Bloomberg LP Interview Question
Financial Software DevelopersCountry: United States
Interview Type: Phone Interview
good answer, but what do you mean by changing the address space ? memory is cached by physical addresses (after translation) not virtual, so it won't have any impact on
performance (unless the pages of a process being switched do not reside in system memory)
anyway, on a context switch, register set of a suspended thread must be saved and new register set is to be loaded.
so i think it depends on the problem you wish to solve: e.g. if threads need to communicate a lot, its better to use a single process for that (since IPC is much harder to use). On the other hand, with multiple threads in one process, you get all these nasty things like racing conditions, synchronization which
do not occur with multiple processes
@ kiran : u mention context switch ... well , why process want to context switch if each one have a dedicated processor.
@? : Apart from the register set being restored, every process has a text(code), stack and data area. Each area consists of regions. Every time a context switch occurs, the stack, data and text area needs to be changed. If a particular region of an area is unavailable, then it needs to be loaded in the memory. But, in the case of multiple threads of a single process, all the threads share the same text, stack and data area.

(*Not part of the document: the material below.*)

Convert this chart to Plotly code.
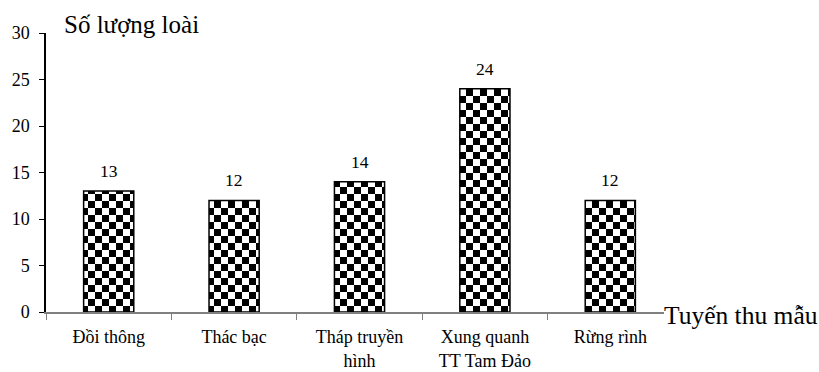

@rukawa : Nothing was mentioned about the processors in the question. Normally the number of processes in a machine would be in hundreds and it isn't a wise idea to have hundreds of processors. So, context switching takes place.
@kiran, well you are right that, on a context switch, some memory regions of a new process might need be
preloaded (if they are not in the memory yet).
However, these regions are not preloaded all at once, when a context switch occurs, but "on demand only", ie. only when processor stumbles upon a memory instruction which refers to memory location which is unavailable yet.
Furthermore, if it's critical for performance, you can also ask the system to allocate some amount of "page-locked" mem (which cannot be paged out).
For example, kernel level code / drivers etc. reside in page-locked memory
For threads from the same process, it can also happen that, during a context switch,
some pages need to be taken from the external memory. Since, even though these threads share the same text/stack/code
regions as you pointed out, they may be accessing different pages at the same time.
@? : Yes. The regions would be loaded on demand.
Apart from these, when a context switch occurs, the virtual address translation should be done to locate the u-area as well as pregion table of the process to be executed from the process control block. So, these things cause an extra overhead for the process when compared to threads.
I think the choice depends upon whether the threads shared data & code or not. If the threads are independent, then multiple processes with single thread would be better.
However,if the threads are inter-related, i would prefer process with multiple threads.
Also, as pointed by rukawa, if the threads are independent & one process with multiple threads are used, then one thread can make the entire process go down.
You can't work around having to use multiple processes if you need to write seriously scalable code, for example over a cluster. Processes can use IPC mechanisms including those that map to a tcp-port, using for example virtual transactional memory to send job results to a collector node/server. Of course these processes will probably have threads so you may combine the two worlds to create something really efficient in a divide&conquer scenario.
At the end of the day, it really depends on what exactly is the problem to solve. There is no single recipe in terms of "this is always the best and that is always the poorest choice" - if that was the case, computer science courses would sport much fewer topics than they normally do i.e. if balanced trees were always and unconditionally the best choice for everything, then why bothering learning linked lists, and so forth. Does this make sense?
advantages of multiple threads in a single process:
1. context switching is fast as only PC, SP and registers are per thread.
2. inter-thread communication is faster using shared memory as threads share the same address space.
advantages of using multiple processes:
1. separate address space, hence one process can't tamper another process's data; more security
2. if one process crashes, all other processes are not affected
(the question of multiple threads on multiple processors is a subset of the points already mentioned)
multi-processes each with single thread.reasons:
1. each process will have dedicated CPU share. Its parallel processing , whereas 1 process with multiple threads is just an illusion of parallel processing.
2. no need for complex syncronization b/w processes , as each having its own address space.
3. one process damage will not halt entire processing.
oh, one more point: in some cases you will make use of third party modules which you have no control of in terms of stability / failure recovery. If one such crash occurs, your application dies. Is this acceptable? Probably not. If you encapsulate such modules in a child process, you will protect the master application from major failure; actually, the application will detect that the module has failed and it will try to manage the situation, eventually respawning the child process and doing whatever it can do to recover as much as possible. Still uncomfortable? Yes, but more acceptable than a total showstopper.
Single Process with multiple threads... Simple reason is that threads are light weight when compared to processes during context switch. Since the threads of a process share the same address space, the address space need not be changed every time a context switch occurs. This is not the same case with different processes.
- Kiran Kumar May 10, 2012